The disc closes with J. C. Bach’s motet “Es ist nun aus mit meinem Leben” (“It is all over with my life”) a seven-verse text for four voice parts. As with the entire recording, these are each assigned to a single performer, with McCahan now joined by soprano and frequent festival guest artist Josefien Stoppelenburg, tenor Daniel Hutchings, and local baritone Adam Ewing. The seven verses are all set to identical music, but the recording is given variety by the accompaniment of Holman (the sole instrumentalist), who again switches between harpsichord and chamber organ. Stoppelenburg and Hutchings are also given verses as solos on the soprano line, with Holman providing the harmonies.

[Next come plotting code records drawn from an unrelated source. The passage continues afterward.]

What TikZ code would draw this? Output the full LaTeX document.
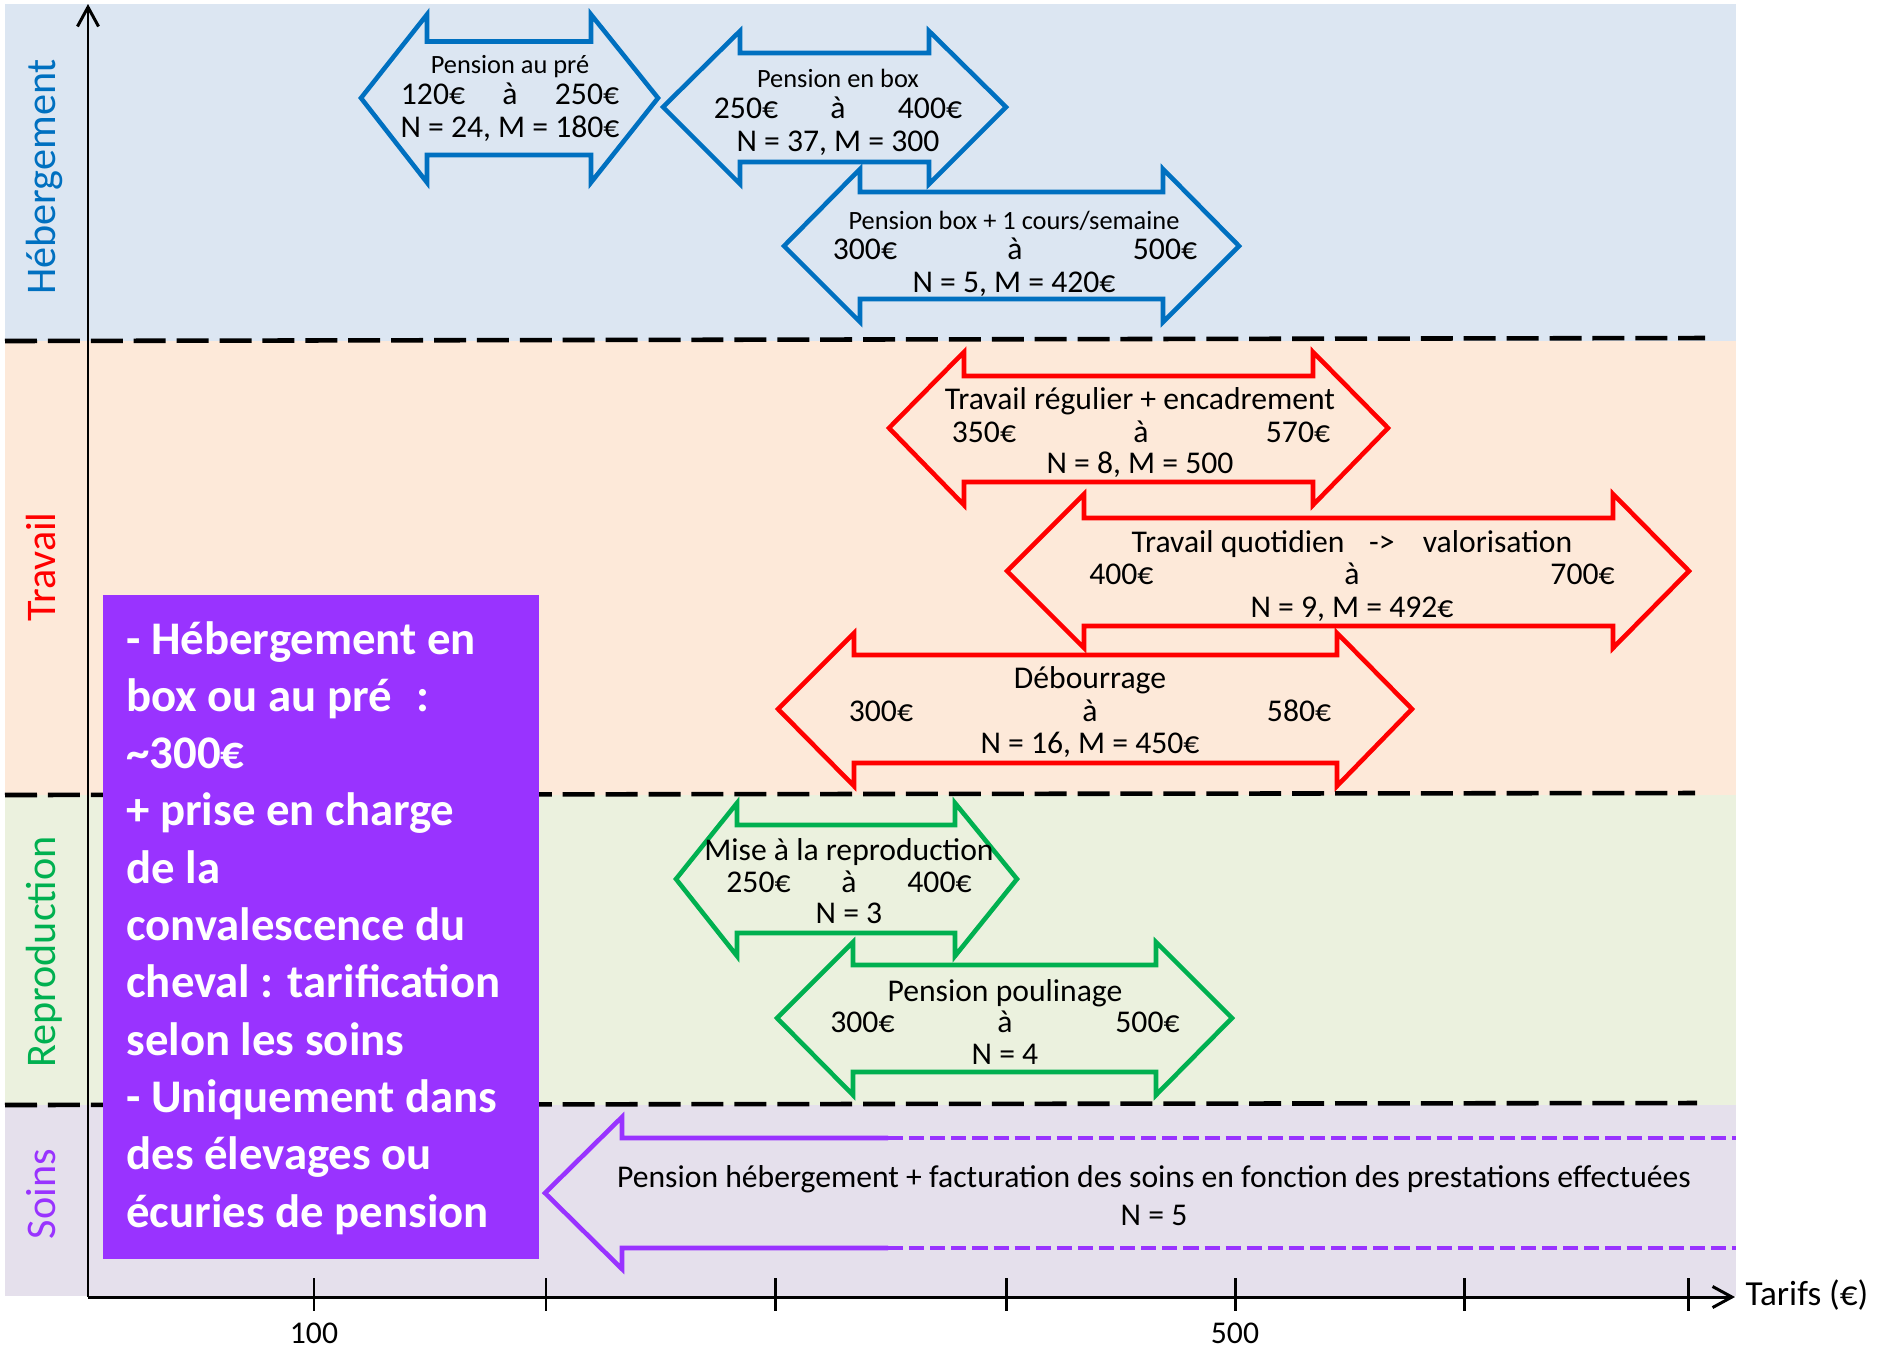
\documentclass[tikz,border=0pt]{standalone}
\usepackage{fontspec}
\setmainfont{Carlito}
\usepackage{xcolor}
\usepackage{tikz}
\usetikzlibrary{arrows.meta}

\definecolor{hebcol}{HTML}{0070C0}
\definecolor{travcol}{HTML}{FF0000}
\definecolor{reprocol}{HTML}{00B050}
\definecolor{soincol}{HTML}{9933FF}
\definecolor{hebfond}{HTML}{DCE6F2}
\definecolor{travfond}{HTML}{FDE9D9}
\definecolor{reprofond}{HTML}{EBF1DE}
\definecolor{soinfond}{HTML}{E5E0EC}

\begin{document}
\begin{tikzpicture}[x=0.01cm,y=-0.01cm,
  sep/.style={line width=1.3pt,dash pattern=on 9.1pt off 3.1pt},
  axis/.style={line width=0.85pt},
  fleche/.style={line width=1.3pt,line join=miter},
  lab/.style={anchor=base,inner sep=0pt,font=\fontsize{9}{9}\selectfont},
  titre/.style={anchor=base,inner sep=0pt,font=\fontsize{7.5}{7.5}\selectfont},
  cote/.style={anchor=base,rotate=90,inner sep=0pt,font=\fontsize{12}{12}\selectfont}]
\useasboundingbox (0,0) rectangle (1887,1350);
% bandes
\fill[hebfond] (5,4) rectangle (1736,341);
\fill[travfond] (5,341) rectangle (1736,795);
\fill[reprofond] (5,795) rectangle (1736,1105);
\fill[soinfond] (5,1105) rectangle (1736,1296);
\draw[sep] (5,341) -- (1705,338);
\draw[sep] (5,795) -- (1695,793);
\draw[sep] (5,1105) -- (1697,1103);
% axes
\coordinate (O) at (88,1297); \coordinate (ytop) at (88,4); \coordinate (xend) at (1735,1297);
\draw[axis,-{Straight Barb[length=5.5pt,width=6pt]}] (O) -- (ytop);
\draw[axis,-{Straight Barb[length=5.5pt,width=6pt]}] (O) -- (xend);
\foreach \x in {314,546,775,1006,1235,1464,1688} \draw[axis] (\x,1278) -- (\x,1311);
\draw (314,1343) node[lab] (t100) {100} (1235,1343) node[lab] (t500) {500};
\node[anchor=base west,inner sep=0pt,font=\fontsize{10}{10}\selectfont] (tarifs) at (1745,1305) {Tarifs (€)};
% categories
\node[cote,hebcol] (hlab) at (55,177) {Hébergement};
\node[cote,travcol] (tlab) at (55,567) {Travail};
\node[cote,reprocol] (rlab) at (55,952) {Reproduction};
\node[cote,soincol] (slab) at (55,1194) {Soins};
% encadre
\fill[soincol] (102.5,595) rectangle (538.5,1259);
\node[anchor=base west,inner sep=0pt,text=white,font=\fontsize{13.3}{16.3}\selectfont\bfseries] (info) at (125.7,654)
  {\begin{tabular}[t]{@{}l@{}}- Hébergement en\\ box ou au pré\hspace{7pt}:\\ \textasciitilde300€\\ + prise en charge\\ de la\\ convalescence du\\ cheval : tarification\\ selon les soins\\ - Uniquement dans\\ des élevages ou\\ écuries de pension\end{tabular}};
% hebergement
\draw[fleche,hebcol] (361,98) -- (427,14.5) -- (427,41.5) -- (591,41.5) -- (591,14.5) -- (658,98) -- (591,182.5) -- (591,155) -- (427,155) -- (427,182.5) -- cycle;
\draw[fleche,hebcol] (663,107) -- (740,31) -- (740,53) -- (929,53) -- (929,31) -- (1006,107) -- (929,184) -- (929,162) -- (740,162) -- (740,184) -- cycle;
\draw[fleche,hebcol] (784,246) -- (860,169) -- (860,192) -- (1163,192) -- (1163,169) -- (1239,246) -- (1163,322) -- (1163,299) -- (860,299) -- (860,322) -- cycle;
\draw (510,73) node[titre] (pre1) {Pension au pré} (510,104) node[lab] (pre2) {\makebox[2.18cm]{120€\hfill à\hfill 250€}} (510,137) node[lab] (pre3) {N = 24, M = 180€};
\draw (838,87) node[titre] (box1) {Pension en box} (838,118) node[lab] (box2) {\makebox[2.48cm]{250€\hfill à\hfill 400€}} (838,151) node[lab] (box3) {N = 37, M = 300};
\draw (1014,229) node[titre] (cours1) {Pension box + 1 cours/semaine} (1015,259) node[lab] (cours2) {\makebox[3.64cm]{300€\hfill à\hfill 500€}} (1014,292) node[lab] (cours3) {N = 5, M = 420€};
% travail
\draw[fleche,travcol] (889,428) -- (964,352) -- (964,376) -- (1313,376) -- (1313,352) -- (1388,428) -- (1313,505) -- (1313,482) -- (964,482) -- (964,505) -- cycle;
\draw[fleche,travcol] (1007,571) -- (1084,494) -- (1084,518) -- (1613,518) -- (1613,494) -- (1689,571) -- (1613,648) -- (1613,626) -- (1084,626) -- (1084,648) -- cycle;
\draw[fleche,travcol] (778,709) -- (854,633) -- (854,655) -- (1337,655) -- (1337,633) -- (1412,709) -- (1337,786) -- (1337,763) -- (854,763) -- (854,786) -- cycle;
\draw (1140,409) node[lab] (reg1) {Travail régulier + encadrement} (1141,442) node[lab] (reg2) {\makebox[3.78cm]{350€\hfill à\hfill 570€}} (1140,473) node[lab] (reg3) {N = 8, M = 500};
\draw (1352,552) node[lab] (quot1) {Travail quotidien\hspace{7pt}->\hspace{8pt}valorisation} (1352,584) node[lab] (quot2) {\makebox[5.25cm]{400€\hfill à\hfill 700€}} (1352,617) node[lab] (quot3) {N = 9, M = 492€};
\draw (1090,688) node[lab] (deb1) {Débourrage} (1090,721) node[lab] (deb2) {\makebox[4.82cm]{300€\hfill à\hfill 580€}} (1090,753) node[lab] (deb3) {N = 16, M = 450€};
% reproduction
\draw[fleche,reprocol] (676,879) -- (737,803) -- (737,825) -- (955,825) -- (955,803) -- (1017,879) -- (955,956) -- (955,933) -- (737,933) -- (737,956) -- cycle;
\draw[fleche,reprocol] (777,1018) -- (853,942) -- (853,965) -- (1156,965) -- (1156,942) -- (1232,1018) -- (1156,1095) -- (1156,1072) -- (853,1072) -- (853,1095) -- cycle;
\draw (849,860) node[lab] (mise1) {Mise à la reproduction} (849,892) node[lab] (mise2) {\makebox[2.45cm]{250€\hfill à\hfill 400€}} (849,923) node[lab] (mise3) {N = 3};
\draw (1005,1001) node[lab] (poul1) {Pension poulinage} (1005,1032) node[lab] (poul2) {\makebox[3.49cm]{300€\hfill à\hfill 500€}} (1005,1064) node[lab] (poul3) {N = 4};
% soins
\draw[fleche,soincol] (888,1138) -- (622,1138) -- (622,1117) -- (545,1193) -- (622,1269) -- (622,1248) -- (888,1248);
\draw[fleche,soincol,dash pattern=on 4.3pt off 1.7pt] (888,1138) -- (1736,1138) (888,1248) -- (1736,1248);
\draw (1154,1187) node[lab] (soin1) {Pension hébergement + facturation des soins en fonction des prestations effectuées} (1154,1225) node[lab] (soin2) {N = 5};
\end{tikzpicture}
\end{document}
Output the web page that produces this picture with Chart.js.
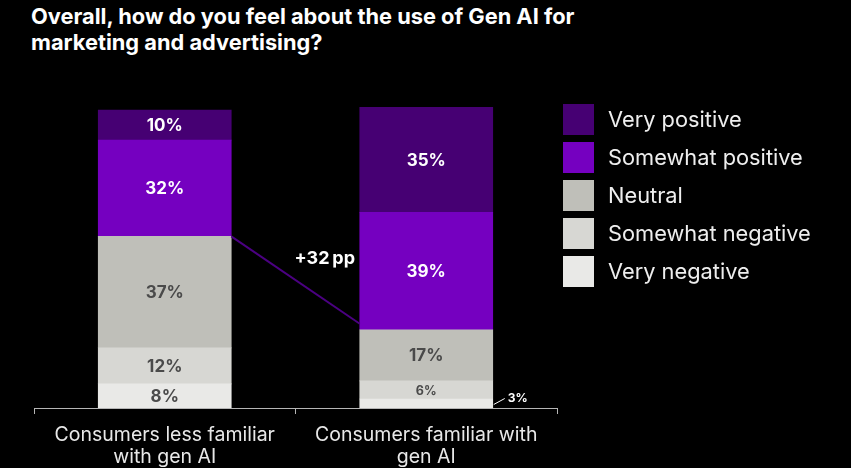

This motet is truly remarkable. Its vocal writing is mostly homophonic or chordal, but its expressive illustration of death is deeply affecting. The closing words “Welt, gute Nacht!” (“World, good night!”) are set multiple times at the end of each verse, including a soaring soprano line that always emerges like the soul toward heaven, with Stoppelenburg’s voice providing an excellent vehicle for that journey. The recording of this motet, even without the trademarked technology, is itself an example of “pure audio.”
The packaging includes a handsome booklet with program notes by violist Miller, who is also a musicologist. Full German texts and English translations by Derek Sharman are provided for the J. C. Bach pieces, and there is black and white photography from the recording sessions by Owen Zhou.